Wilderness, Rewilding and Ecosystem Services
Wilderness areas have been defined as large natural areas, unmodified or slightly modified, governed by natural processes, with no human intervention, infrastructure or permanent habitation present (Wild Europe 2012). Nordic mountains represent the highest proportion (28 %) of wildest areas, followed by the Pyrenees (12 %) the eastern Mediterranean islands and Alps (9 %), and British Isles (8 %) (Carver 2010). However, remnants can also be found throughout much of the continent, where anthropogenic interference has slightly altered the natural ecological conditions (Carver 2010). The definition of wilderness will depend on the metrics chosen (see Chap. 2) and, as a result, its spatial distribution can vary from one study to another. Currently, there are several maps on potential wilderness in Europe. Here we chose to use Carver's (2010) quality wilderness index.

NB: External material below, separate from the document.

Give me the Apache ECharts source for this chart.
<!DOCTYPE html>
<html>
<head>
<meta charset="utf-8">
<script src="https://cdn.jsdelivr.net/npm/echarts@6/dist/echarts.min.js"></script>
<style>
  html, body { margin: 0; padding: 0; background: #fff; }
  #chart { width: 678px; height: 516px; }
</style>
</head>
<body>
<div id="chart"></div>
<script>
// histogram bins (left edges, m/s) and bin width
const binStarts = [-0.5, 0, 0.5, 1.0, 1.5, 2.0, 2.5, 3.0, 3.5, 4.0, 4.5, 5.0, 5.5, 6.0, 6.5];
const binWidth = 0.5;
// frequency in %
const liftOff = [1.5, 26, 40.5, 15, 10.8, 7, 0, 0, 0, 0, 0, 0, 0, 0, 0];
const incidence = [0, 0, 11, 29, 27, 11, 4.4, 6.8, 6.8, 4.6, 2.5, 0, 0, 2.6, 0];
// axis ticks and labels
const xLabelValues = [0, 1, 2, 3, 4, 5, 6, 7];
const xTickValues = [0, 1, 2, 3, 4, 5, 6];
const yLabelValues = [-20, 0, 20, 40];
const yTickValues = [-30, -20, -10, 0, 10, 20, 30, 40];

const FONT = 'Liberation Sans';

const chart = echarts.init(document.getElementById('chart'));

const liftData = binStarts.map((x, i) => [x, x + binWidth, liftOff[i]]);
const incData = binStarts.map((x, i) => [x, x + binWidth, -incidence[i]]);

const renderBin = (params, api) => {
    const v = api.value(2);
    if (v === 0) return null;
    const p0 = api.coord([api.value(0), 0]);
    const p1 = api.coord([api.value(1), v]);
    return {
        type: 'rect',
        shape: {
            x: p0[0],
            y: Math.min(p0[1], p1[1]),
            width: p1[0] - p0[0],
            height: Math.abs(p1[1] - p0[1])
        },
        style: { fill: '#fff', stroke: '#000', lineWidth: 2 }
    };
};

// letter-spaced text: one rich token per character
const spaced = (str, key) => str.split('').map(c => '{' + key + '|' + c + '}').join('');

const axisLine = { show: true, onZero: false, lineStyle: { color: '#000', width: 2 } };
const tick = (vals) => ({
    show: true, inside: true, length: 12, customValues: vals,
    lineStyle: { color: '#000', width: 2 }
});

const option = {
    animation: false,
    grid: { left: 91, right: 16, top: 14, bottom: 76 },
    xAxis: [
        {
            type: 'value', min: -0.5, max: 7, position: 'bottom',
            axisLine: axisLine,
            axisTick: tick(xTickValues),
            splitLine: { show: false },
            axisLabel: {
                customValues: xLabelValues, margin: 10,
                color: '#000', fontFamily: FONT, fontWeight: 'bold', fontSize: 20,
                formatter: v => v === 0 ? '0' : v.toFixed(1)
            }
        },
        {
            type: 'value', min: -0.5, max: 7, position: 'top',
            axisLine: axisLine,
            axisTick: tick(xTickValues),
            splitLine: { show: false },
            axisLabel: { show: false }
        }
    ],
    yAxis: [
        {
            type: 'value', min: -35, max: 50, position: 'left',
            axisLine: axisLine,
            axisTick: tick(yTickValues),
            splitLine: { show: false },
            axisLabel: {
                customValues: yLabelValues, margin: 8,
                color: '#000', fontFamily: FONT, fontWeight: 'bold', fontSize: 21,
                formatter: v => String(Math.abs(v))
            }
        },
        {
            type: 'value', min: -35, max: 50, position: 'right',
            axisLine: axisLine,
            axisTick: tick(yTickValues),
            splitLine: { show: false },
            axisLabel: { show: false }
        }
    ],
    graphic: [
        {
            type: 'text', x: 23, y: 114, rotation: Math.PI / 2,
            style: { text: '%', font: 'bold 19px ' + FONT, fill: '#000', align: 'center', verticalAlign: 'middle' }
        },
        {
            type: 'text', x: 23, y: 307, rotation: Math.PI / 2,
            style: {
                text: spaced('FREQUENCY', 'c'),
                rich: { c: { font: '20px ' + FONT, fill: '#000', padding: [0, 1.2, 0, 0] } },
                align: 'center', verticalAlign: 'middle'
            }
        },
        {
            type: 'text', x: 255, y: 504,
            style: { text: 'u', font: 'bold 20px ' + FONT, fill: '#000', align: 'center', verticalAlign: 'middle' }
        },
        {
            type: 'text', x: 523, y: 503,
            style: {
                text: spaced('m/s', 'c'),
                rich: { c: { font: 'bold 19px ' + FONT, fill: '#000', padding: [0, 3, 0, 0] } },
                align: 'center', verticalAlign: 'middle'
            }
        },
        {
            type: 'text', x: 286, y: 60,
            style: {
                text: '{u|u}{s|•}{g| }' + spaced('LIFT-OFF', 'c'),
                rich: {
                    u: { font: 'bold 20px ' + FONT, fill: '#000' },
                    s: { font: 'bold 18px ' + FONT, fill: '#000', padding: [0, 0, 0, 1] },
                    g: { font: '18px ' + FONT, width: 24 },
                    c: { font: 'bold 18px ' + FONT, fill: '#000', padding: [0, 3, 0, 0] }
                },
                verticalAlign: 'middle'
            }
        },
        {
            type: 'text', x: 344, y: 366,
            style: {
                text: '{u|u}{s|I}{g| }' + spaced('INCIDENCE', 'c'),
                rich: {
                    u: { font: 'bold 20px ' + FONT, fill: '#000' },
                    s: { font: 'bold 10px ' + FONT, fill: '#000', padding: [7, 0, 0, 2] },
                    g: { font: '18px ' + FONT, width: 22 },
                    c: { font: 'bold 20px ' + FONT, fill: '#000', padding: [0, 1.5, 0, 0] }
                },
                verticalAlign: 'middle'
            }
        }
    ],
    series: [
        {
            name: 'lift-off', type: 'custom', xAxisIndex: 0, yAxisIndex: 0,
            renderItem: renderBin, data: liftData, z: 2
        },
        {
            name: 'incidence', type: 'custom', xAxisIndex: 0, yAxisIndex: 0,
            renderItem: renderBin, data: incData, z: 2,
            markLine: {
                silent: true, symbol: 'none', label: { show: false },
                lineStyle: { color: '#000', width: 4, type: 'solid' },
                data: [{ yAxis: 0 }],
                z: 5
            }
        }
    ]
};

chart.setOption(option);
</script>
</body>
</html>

Wild ecosystems provide a wide range of ecosystem services. They are stable and self-sustainable, able to maintain their structure, function and resilience over time (Costanza and Mageau 1999). They play an important role in protecting services such as, air quality, freshwater provision, and supporting wildlife, including charismatic species, such as bisons and bears, that are reliant on wilderness areas (Russo 2006; see Chap. 9). Wild ecosystems also have the capacity to supply higher quality services than other types of systems. For example, there is higher carbon storage capacity in undisturbed forest, peatland and wetland (Schils et al. 2008), subsequently providing additional environmental benefits (e.g. biodiversity, water storage and water quality). Moreover, wilderness areas provide a range of social and economic benefits. Several programs have integrated the use of wild areas to address urban issues such as youth at risk, youth development and rehabilitation (Hill 2007), and recognized it as a cost-effective form of healthcare. In addition, wilderness inspires educational programs (e.g. Chap. 10). Wilderness areas also provide spiritual benefits, such as, solitude, places of inspiration, a calm environment, and recreation/tourism (Ewert et al. 2011; Heintzman 2013). These cultural services can give birth to employment opportunities and thus generate income. For example, the Oulanka National Park in Finland brings 14 million € per year to the local economy and employs 183 individuals (Huhtala et al. 2010).